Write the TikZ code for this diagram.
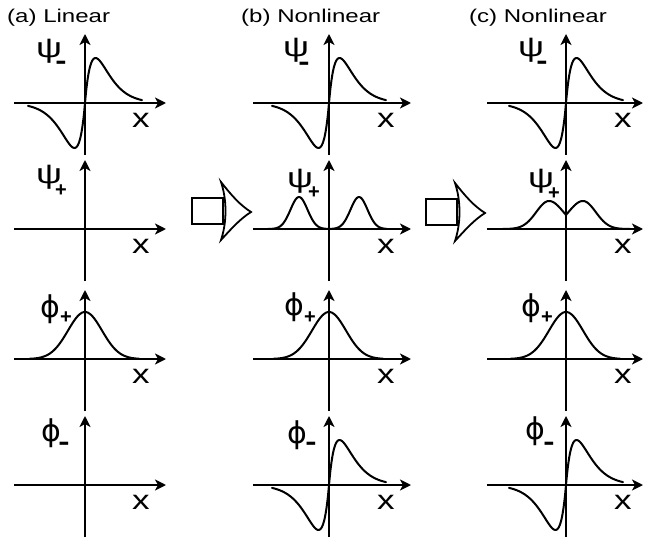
\documentclass[tikz,border=0pt]{standalone}
\usepackage{fontspec}
\newfontfamily\labs{Liberation Sans}[FakeStretch=1.3]
\newfontfamily\labn{Liberation Sans}
\newfontfamily\labd{DejaVu Sans}
\usetikzlibrary{arrows.meta}
\newcommand\oddcurve[2]{\draw[curve,shift={(#1,#2)}] plot[domain=-57:57,samples=115,smooth] (\x,{-45*(\x/10.5)*exp(1-abs(\x)/10.5)});}
\begin{document}
\begin{tikzpicture}[x=1pt,y=-1pt,
 axis/.style={line width=2pt,-{Stealth[length=11pt,width=11pt,inset=3pt]}},
 curve/.style={line width=2pt,line join=round,line cap=round},
 ttl/.style={font=\labs\fontsize{18.5}{18.5}\selectfont,inner sep=0pt,anchor=base west},
 xlab/.style={font=\labs\fontsize{27}{27}\selectfont,inner sep=0pt},
 psil/.style={font=\labs\fontsize{28}{28}\selectfont,inner sep=0pt},
 phil/.style={font=\labd\fontsize{30}{30}\selectfont,inner sep=0pt},
 plusl/.style={font=\labn\bfseries\fontsize{20}{20}\selectfont,inner sep=0pt},
 minl/.style={font=\labs\bfseries\fontsize{26}{26}\selectfont,inner sep=0pt},
 blk/.style={line width=1.8pt,line join=miter}]
\useasboundingbox (0,0) rectangle (645,540);
% titles
\node[ttl] (ta) at (7,23) {(a) Linear};
\node[ttl] (tb) at (241,23) {(b) Nonlinear};
\node[ttl] (tc) at (469,23) {(c) Nonlinear};
% axes
\foreach \col/\cx/\xl/\xr/\xo in {a/85/14/166/56, b/329/253/411/57, c/566/487/643/57}{
 \foreach \row/\ry in {1/103,2/229,3/359,4/485}{
  \coordinate (\col\row L) at (\xl,\ry);
  \coordinate (\col\row R) at (\xr,\ry);
  \coordinate (\col\row T) at (\cx,{\ry-69});
  \coordinate (\col\row B) at (\cx,{\ry+52});
  \draw[axis] (\col\row L) -- (\col\row R);
  \draw[axis] (\col\row B) -- (\col\row T);
  \node[xlab] (\col\row x) at ({\cx+\xo},{\ry+17}) {x};
 }}
% row 1 curves
\oddcurve{85}{103}
\oddcurve{329}{103}
\oddcurve{566}{103}
% row 4 curves
\oddcurve{329}{485}
\oddcurve{566}{485}
% row 2 curves
\draw[curve,shift={(329,229)}] plot[domain=-61:58,samples=120,smooth] (\x,{-32*(exp(-(\x-30)*(\x-30)/144)+exp(-(\x+30)*(\x+30)/144))});
\draw[curve,shift={(566,229)}] plot[domain=-63:0,samples=64] (\x,{-28*exp(-(abs(\x)-17)*(abs(\x)-17)/(abs(\x)>17 ? 324 : 420))})
  -- plot[domain=0:64,samples=65] (\x,{-28*exp(-(abs(\x)-17)*(abs(\x)-17)/(abs(\x)>17 ? 324 : 420))});
% row 3 curves
\foreach \cx in {85,329,566}{
 \draw[curve,shift={(\cx,359)}] plot[domain=-56:54,samples=111,smooth] (\x,{-47*exp(-\x*\x/576)});
}
% labels row 1
\node[psil] (pa1) at (49,51) {ψ};  \node[minl] (sa1) at (61,65) {-};
\node[psil] (pb1) at (296,50) {ψ}; \node[minl] (sb1) at (304,66) {-};
\node[psil] (pc1) at (531,50) {ψ}; \node[minl] (sc1) at (542,65) {-};
% labels row 2
\node[psil] (pa2) at (49,177) {ψ};  \node[plusl] (sa2) at (61,191) {+};
\node[psil] (pb2) at (300,181) {ψ}; \node[plusl] (sb2) at (314,193) {+};
\node[psil] (pc2) at (541,181) {ψ}; \node[plusl] (sc2) at (554,194) {+};
% labels row 3
\node[phil] (pa3) at (50,309) {ϕ};  \node[plusl] (sa3) at (66,318) {+};
\node[phil] (pb3) at (294,307) {ϕ}; \node[plusl] (sb3) at (310,318) {+};
\node[phil] (pc3) at (531,308) {ϕ}; \node[plusl] (sc3) at (547,318) {+};
% labels row 4
\node[phil] (pa4) at (51,433) {ϕ};  \node[minl] (sa4) at (64,446) {-};
\node[phil] (pb4) at (297,435) {ϕ}; \node[minl] (sb4) at (311,446) {-};
\node[phil] (pc4) at (535,431) {ϕ}; \node[minl] (sc4) at (549,446) {-};
% block arrows
\foreach \dx/\dy in {0/0,234/1}{
 \begin{scope}[shift={(\dx,\dy)}]
 \draw[blk] (192,198) rectangle (223,224);
 \draw[blk] (221,182) .. controls (232,196) and (240,205) .. (251,212)
   .. controls (240,219) and (232,228) .. (221,240)
   .. controls (227,222) and (227,200) .. cycle;
 \end{scope}
}
\end{tikzpicture}
\end{document}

###

### Set problem:
Omit the pictures and reproduce the listing exactly.

### Answer to this task:
Write the TikZ code for this diagram.
\documentclass[tikz,border=0pt]{standalone}
\usepackage{fontspec}
\newfontfamily\labs{Liberation Sans}[FakeStretch=1.3]
\newfontfamily\labn{Liberation Sans}
\newfontfamily\labd{DejaVu Sans}
\usetikzlibrary{arrows.meta}
\newcommand\oddcurve[2]{\draw[curve,shift={(#1,#2)}] plot[domain=-57:57,samples=115,smooth] (\x,{-45*(\x/10.5)*exp(1-abs(\x)/10.5)});}
\begin{document}
\begin{tikzpicture}[x=1pt,y=-1pt,
 axis/.style={line width=2pt,-{Stealth[length=11pt,width=11pt,inset=3pt]}},
 curve/.style={line width=2pt,line join=round,line cap=round},
 ttl/.style={font=\labs\fontsize{18.5}{18.5}\selectfont,inner sep=0pt,anchor=base west},
 xlab/.style={font=\labs\fontsize{27}{27}\selectfont,inner sep=0pt},
 psil/.style={font=\labs\fontsize{28}{28}\selectfont,inner sep=0pt},
 phil/.style={font=\labd\fontsize{30}{30}\selectfont,inner sep=0pt},
 plusl/.style={font=\labn\bfseries\fontsize{20}{20}\selectfont,inner sep=0pt},
 minl/.style={font=\labs\bfseries\fontsize{26}{26}\selectfont,inner sep=0pt},
 blk/.style={line width=1.8pt,line join=miter}]
\useasboundingbox (0,0) rectangle (645,540);
% titles
\node[ttl] (ta) at (7,23) {(a) Linear};
\node[ttl] (tb) at (241,23) {(b) Nonlinear};
\node[ttl] (tc) at (469,23) {(c) Nonlinear};
% axes
\foreach \col/\cx/\xl/\xr/\xo in {a/85/14/166/56, b/329/253/411/57, c/566/487/643/57}{
 \foreach \row/\ry in {1/103,2/229,3/359,4/485}{
  \coordinate (\col\row L) at (\xl,\ry);
  \coordinate (\col\row R) at (\xr,\ry);
  \coordinate (\col\row T) at (\cx,{\ry-69});
  \coordinate (\col\row B) at (\cx,{\ry+52});
  \draw[axis] (\col\row L) -- (\col\row R);
  \draw[axis] (\col\row B) -- (\col\row T);
  \node[xlab] (\col\row x) at ({\cx+\xo},{\ry+17}) {x};
 }}
% row 1 curves
\oddcurve{85}{103}
\oddcurve{329}{103}
\oddcurve{566}{103}
% row 4 curves
\oddcurve{329}{485}
\oddcurve{566}{485}
% row 2 curves
\draw[curve,shift={(329,229)}] plot[domain=-61:58,samples=120,smooth] (\x,{-32*(exp(-(\x-30)*(\x-30)/144)+exp(-(\x+30)*(\x+30)/144))});
\draw[curve,shift={(566,229)}] plot[domain=-63:0,samples=64] (\x,{-28*exp(-(abs(\x)-17)*(abs(\x)-17)/(abs(\x)>17 ? 324 : 420))})
  -- plot[domain=0:64,samples=65] (\x,{-28*exp(-(abs(\x)-17)*(abs(\x)-17)/(abs(\x)>17 ? 324 : 420))});
% row 3 curves
\foreach \cx in {85,329,566}{
 \draw[curve,shift={(\cx,359)}] plot[domain=-56:54,samples=111,smooth] (\x,{-47*exp(-\x*\x/576)});
}
% labels row 1
\node[psil] (pa1) at (49,51) {ψ};  \node[minl] (sa1) at (61,65) {-};
\node[psil] (pb1) at (296,50) {ψ}; \node[minl] (sb1) at (304,66) {-};
\node[psil] (pc1) at (531,50) {ψ}; \node[minl] (sc1) at (542,65) {-};
% labels row 2
\node[psil] (pa2) at (49,177) {ψ};  \node[plusl] (sa2) at (61,191) {+};
\node[psil] (pb2) at (300,181) {ψ}; \node[plusl] (sb2) at (314,193) {+};
\node[psil] (pc2) at (541,181) {ψ}; \node[plusl] (sc2) at (554,194) {+};
% labels row 3
\node[phil] (pa3) at (50,309) {ϕ};  \node[plusl] (sa3) at (66,318) {+};
\node[phil] (pb3) at (294,307) {ϕ}; \node[plusl] (sb3) at (310,318) {+};
\node[phil] (pc3) at (531,308) {ϕ}; \node[plusl] (sc3) at (547,318) {+};
% labels row 4
\node[phil] (pa4) at (51,433) {ϕ};  \node[minl] (sa4) at (64,446) {-};
\node[phil] (pb4) at (297,435) {ϕ}; \node[minl] (sb4) at (311,446) {-};
\node[phil] (pc4) at (535,431) {ϕ}; \node[minl] (sc4) at (549,446) {-};
% block arrows
\foreach \dx/\dy in {0/0,234/1}{
 \begin{scope}[shift={(\dx,\dy)}]
 \draw[blk] (192,198) rectangle (223,224);
 \draw[blk] (221,182) .. controls (232,196) and (240,205) .. (251,212)
   .. controls (240,219) and (232,228) .. (221,240)
   .. controls (227,222) and (227,200) .. cycle;
 \end{scope}
}
\end{tikzpicture}
\end{document}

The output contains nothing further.